Keep in mind that OpenAI has licensing deals in place with publishers like the Associated Press, Financial Times, and NewsCorp. They understand it is copyrighted work while in court arguing fair use in training their models. According to the Wall Street Journal, OpenAI tried to enter into a licensing agreement with the New York Times, but it fell apart when they wanted to be absolved of some legal risk.
Tech giants like OpenAI have pitched AI development as the national security necessity of outpacing China, the hope of curing disease, and the promise of artificial general intelligence (when AI matches or surpasses human cognitive abilities), yet we’re given tools to turn ourselves into cartoons and cheat on homework.
The emphasis on AI-generated art and media is not by accident.
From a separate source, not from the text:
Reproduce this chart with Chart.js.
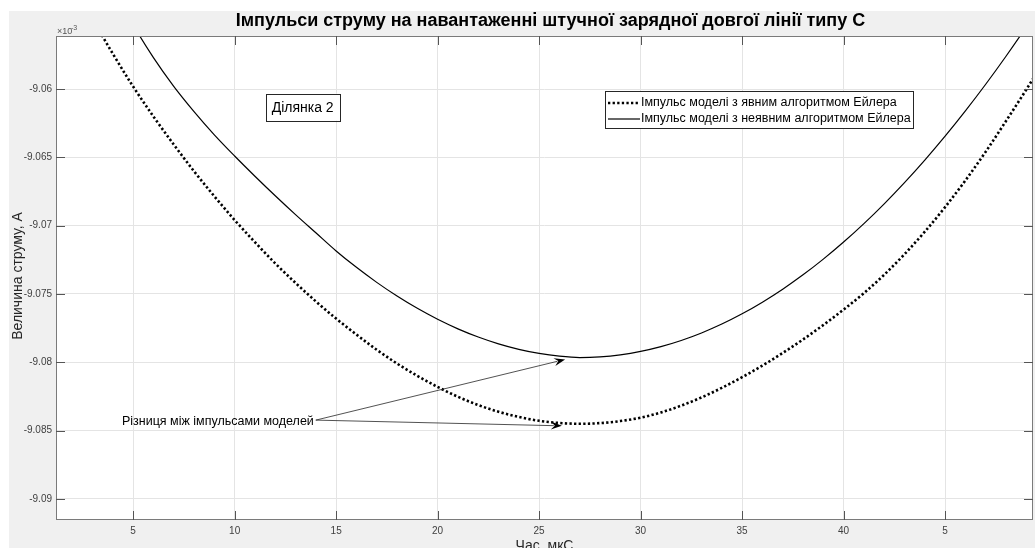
<!DOCTYPE html>
<html><head><meta charset="utf-8">
<script src="https://cdn.jsdelivr.net/npm/chart.js@4.4.1/dist/chart.umd.min.js"></script>
<style>html,body{margin:0;padding:0;background:#fff;overflow:hidden}#wrap{width:1035px;height:548px;position:relative}</style>
</head><body><div id="wrap"><canvas id="c" width="1035" height="548"></canvas></div>
<script>
const chartTitle = 'Імпульси струму на навантаженні штучної зарядної довгої лінії типу С';
const xAxisTitle = 'Час, мкС';
const yAxisTitle = 'Величина струму, А';
const yExponent = '-3';
const seriesNames = ['Імпульс моделі з явним алгоритмом Ейлера', 'Імпульс моделі з неявним алгоритмом Ейлера'];
const sectionLabel = 'Ділянка 2';
const diffLabel = 'Різниця між імпульсами моделей';

const timeUs = [3,4,5,6,7,8,9,10,11,12,13,14,15,16,17,18,19,20,21,22,23,24,25,26,27,28,29,30,31,32,33,34,35,36,37,38,39,40,41,42,43,44,45,46,47,48,49,50];
const explicitEuler = [-9.05489,-9.05742,-9.05982,-9.06201,-9.06406,-9.06602,-9.06785,-9.06959,-9.07121,-9.07276,-9.07419,-9.07554,-9.0768,-9.07797,-9.07908,-9.08009,-9.08099,-9.0818,-9.08252,-9.08313,-9.08362,-9.084,-9.08428,-9.08444,-9.0845,-9.08445,-9.0843,-9.08405,-9.08367,-9.08317,-9.08257,-9.08187,-9.08109,-9.08024,-9.07932,-9.07833,-9.07727,-9.07614,-9.07494,-9.07359,-9.07209,-9.07044,-9.06864,-9.06669,-9.06459,-9.06234,-9.06004,-9.05764];
const implicitEuler = [-9.0493,-9.0525,-9.0553,-9.0577,-9.0598,-9.06165,-9.06335,-9.0649,-9.06638,-9.06781,-9.06919,-9.07052,-9.07185,-9.07305,-9.07415,-9.07515,-9.07605,-9.07685,-9.07755,-9.07815,-9.07865,-9.07905,-9.07935,-9.07955,-9.07965,-9.0796,-9.07945,-9.0792,-9.07885,-9.0784,-9.07785,-9.0772,-9.07645,-9.0756,-9.07465,-9.0736,-9.07245,-9.0712,-9.06985,-9.0684,-9.06685,-9.0652,-9.06345,-9.0616,-9.05965,-9.0576,-9.05545,-9.0532];

const xTickValues = [5,10,15,20,25,30,35,40,45];
const xTickLabels = ['5','10','15','20','25','30','35','40','5'];
const yTickValues = [-9.09,-9.085,-9.08,-9.075,-9.07,-9.065,-9.06];
const yTickLabels = ['-9.09','-9.085','-9.08','-9.075','-9.07','-9.065','-9.06'];
const xRange = [1.2, 49.33];
const yRange = [-9.09154, -9.05612];

// annotation anchors (data coordinates)
const sectionLabelAt = [13.35, -9.06133];
const diffTextEnd = [13.95, -9.08423];
const arrowTargets = [[26.28, -9.07979], [26.12, -9.08465]];

const FONT = '"Liberation Sans", Arial, Helvetica, sans-serif';
const AX = '#262626';

function pts(xs, ys){ return xs.map((x,i)=>({x:x, y:ys[i]})); }

const decor = {
  id:'decor',
  beforeDraw(chart){
    const c = chart.ctx, ca = chart.chartArea;
    c.save();
    c.fillStyle = '#ffffff'; c.fillRect(0,0,chart.width,chart.height);
    c.fillStyle = '#f0f0f0'; c.fillRect(9,11,chart.width-9,chart.height-11);
    c.fillStyle = '#ffffff'; c.fillRect(ca.left,ca.top,ca.right-ca.left,ca.bottom-ca.top);
    c.restore();
  },
  afterDraw(chart){
    const c = chart.ctx, ca = chart.chartArea;
    const xs = chart.scales.x, ys = chart.scales.y;
    c.save();
    c.strokeStyle = '#7a7a7a'; c.lineWidth = 1;
    c.strokeRect(ca.left+0.5, ca.top+0.5, ca.right-ca.left-1, ca.bottom-ca.top-1);
    c.strokeStyle = '#555'; c.lineWidth = 1;
    c.beginPath();
    xTickValues.forEach(v=>{
      const px = Math.round(xs.getPixelForValue(v))+0.5;
      c.moveTo(px, ca.bottom); c.lineTo(px, ca.bottom-9);
      c.moveTo(px, ca.top); c.lineTo(px, ca.top+9);
    });
    yTickValues.forEach(v=>{
      const py = Math.round(ys.getPixelForValue(v))+0.5;
      c.moveTo(ca.left, py); c.lineTo(ca.left+9, py);
      c.moveTo(ca.right, py); c.lineTo(ca.right-9, py);
    });
    c.stroke();

    c.fillStyle = '#000';
    c.font = 'bold 18px ' + FONT;
    c.textAlign = 'center'; c.textBaseline = 'middle';
    c.fillText(chartTitle, (ca.left+ca.right)/2 + 6, 21);
    c.fillStyle = AX;
    c.font = '14px ' + FONT;
    c.fillText(xAxisTitle, (ca.left+ca.right)/2, 546);
    c.save();
    c.translate(18, (ca.top+ca.bottom)/2 - 2);
    c.rotate(-Math.PI/2);
    c.fillText(yAxisTitle, 0, 0);
    c.restore();
    c.font = '9px ' + FONT;
    c.textAlign = 'left'; c.textBaseline = 'alphabetic';
    c.fillStyle = '#555';
    c.fillText('\u00d710', ca.left+1, ca.top-2);
    c.font = '7px ' + FONT;
    c.fillText(yExponent, ca.left+15, ca.top-6);

    c.font = '14px ' + FONT;
    c.textAlign = 'center'; c.textBaseline = 'middle';
    const sx = xs.getPixelForValue(sectionLabelAt[0]), sy = ys.getPixelForValue(sectionLabelAt[1]);
    const sw = c.measureText(sectionLabel).width + 12;
    c.fillStyle = '#fff'; c.fillRect(sx-sw/2, sy-13.5, sw, 27);
    c.strokeStyle = '#262626'; c.lineWidth = 1;
    c.strokeRect(Math.round(sx-sw/2)+0.5, Math.round(sy-13.5)+0.5, Math.round(sw), 27);
    c.fillStyle = '#000';
    c.fillText(sectionLabel, sx, sy+1);

    const lx = ca.right - 428, ly = ca.top + 55, lw = 308, lh = 37;
    c.fillStyle = '#fff'; c.fillRect(lx, ly, lw, lh);
    c.strokeStyle = '#262626'; c.lineWidth = 1;
    c.strokeRect(lx+0.5, ly+0.5, lw, lh);
    c.font = '12.5px ' + FONT;
    c.textAlign = 'left'; c.textBaseline = 'middle';
    c.fillStyle = '#000';
    const rows = [ly+12, ly+28];
    c.strokeStyle = '#000'; c.lineWidth = 2.5; c.setLineDash([2.3,2.3]);
    c.beginPath(); c.moveTo(lx+3, rows[0]); c.lineTo(lx+35, rows[0]); c.stroke();
    c.setLineDash([]); c.lineWidth = 1.2;
    c.beginPath(); c.moveTo(lx+3, rows[1]); c.lineTo(lx+35, rows[1]); c.stroke();
    c.fillText(seriesNames[0], lx+36, rows[0]);
    c.fillText(seriesNames[1], lx+36, rows[1]);

    const tx = xs.getPixelForValue(diffTextEnd[0]), ty = ys.getPixelForValue(diffTextEnd[1]);
    c.font = '12.5px ' + FONT;
    c.textAlign = 'right'; c.textBaseline = 'middle';
    c.fillStyle = '#000';
    c.fillText(diffLabel, tx-1, ty+1);
    arrowTargets.forEach(t=>{
      const hx = xs.getPixelForValue(t[0]), hy = ys.getPixelForValue(t[1]);
      const ang = Math.atan2(hy-ty, hx-tx);
      const L = 11, W = 4;
      const bx = hx - L*Math.cos(ang), by = hy - L*Math.sin(ang);
      c.strokeStyle = '#262626'; c.lineWidth = 0.8;
      c.beginPath(); c.moveTo(tx+1, ty); c.lineTo(bx+3*Math.cos(ang), by+3*Math.sin(ang)); c.stroke();
      c.fillStyle = '#000';
      c.beginPath();
      c.moveTo(hx, hy);
      c.lineTo(bx - W*Math.sin(ang), by + W*Math.cos(ang));
      c.lineTo(bx + 4*Math.cos(ang), by + 4*Math.sin(ang));
      c.lineTo(bx + W*Math.sin(ang), by - W*Math.cos(ang));
      c.closePath(); c.fill();
    });
    c.restore();
  }
};

new Chart(document.getElementById('c'), {
  type:'line',
  data:{
    datasets:[
      {label:seriesNames[0], data:pts(timeUs, explicitEuler), borderColor:'#000', borderWidth:2.6, borderDash:[2.3,2.3], pointRadius:0, cubicInterpolationMode:'monotone', clip:0, fill:false},
      {label:seriesNames[1], data:pts(timeUs, implicitEuler), borderColor:'#000', borderWidth:1.2, pointRadius:0, cubicInterpolationMode:'monotone', clip:0, fill:false}
    ]
  },
  options:{
    responsive:false, animation:false, devicePixelRatio:1,
    layout:{padding:{left:0, top:36, right:2, bottom:0}},
    plugins:{legend:{display:false}, title:{display:false}, tooltip:{enabled:false}},
    scales:{
      x:{type:'linear', min:xRange[0], max:xRange[1],
        afterBuildTicks(s){ s.ticks = xTickValues.map(v=>({value:v})); },
        afterFit(s){ s.height = 28; },
        grid:{color:'#e4e4e4', drawTicks:false, lineWidth:1},
        border:{display:false},
        ticks:{padding:5, maxRotation:0, autoSkip:false, color:'#404040', font:{family:FONT, size:10},
          callback(v, i){ return xTickLabels[i]; }}
      },
      y:{type:'linear', min:yRange[0], max:yRange[1],
        afterBuildTicks(s){ s.ticks = yTickValues.map(v=>({value:v})); },
        afterFit(s){ s.width = 56; },
        grid:{color:'#e4e4e4', drawTicks:false, lineWidth:1},
        border:{display:false},
        ticks:{padding:4, autoSkip:false, color:'#404040', font:{family:FONT, size:10},
          callback(v, i){ return yTickLabels[i]; }}
      }
    }
  },
  plugins:[decor]
});
</script></body></html>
They are the first dominoes of global acceptance, diffusion, and profitability. It’s low-hanging fruit for the masses. From OpenAI’s own press release, they state they have “long believed image generation should be a primary capability of our language models.” Key word: primary. It might be a fine distraction from the lack of progress on meaningful pursuits.
The wave of AI-generated Studio Ghibli images flooding the internet is a classic attention-driven social media strategy, leveraging trends and FOMO to get users to unwittingly market the product for OpenAI. It fuels a feedback loop where this “art” is displayed in the gallery of social media… both conveniently supplied by big tech. And it’s working.
OpenAI’s CEO, Sam Altman, with an AI-generated profile pic, announced on X that on Monday they added one million users in one hour. All the while reaping mountains of capital at the expense of artists, filmmakers, journalists, authors, and songwriters whose work is unauthorized and uncompensated in LLM training.
AI image generation is fun. It’s like candy on Halloween. I’ve used it myself. It’s reminiscent of Facebook’s release to the general public twenty years ago, but context is king. How artificial intelligence is implemented in the present and the future is not a forgone conclusion, but powerful people want you to think it is. The jury’s still out, figuratively and eventually literally in some cases.
It’s no mystery the goal is rapid global adoption in all sectors of society. Read the opening chapter of yesterday’s Rebooting Copyright: How the UK Can Be a Global Leader in the Arts and AI from the Tony Blair Institute for Global Change for a taste of what’s envisioned.
Artificial intelligence holds great potential. My hope is that it does lead to human flourishing, but let’s slow down, make sure creators are properly compensated (the money is there), and first ask ourselves… do we need AI in EVERY sector of society? Maybe we do. Maybe we don’t. From there we ask… to what degree?
Let’s find that sweet spot between blind acceptance and reflexive rejection to figure it out.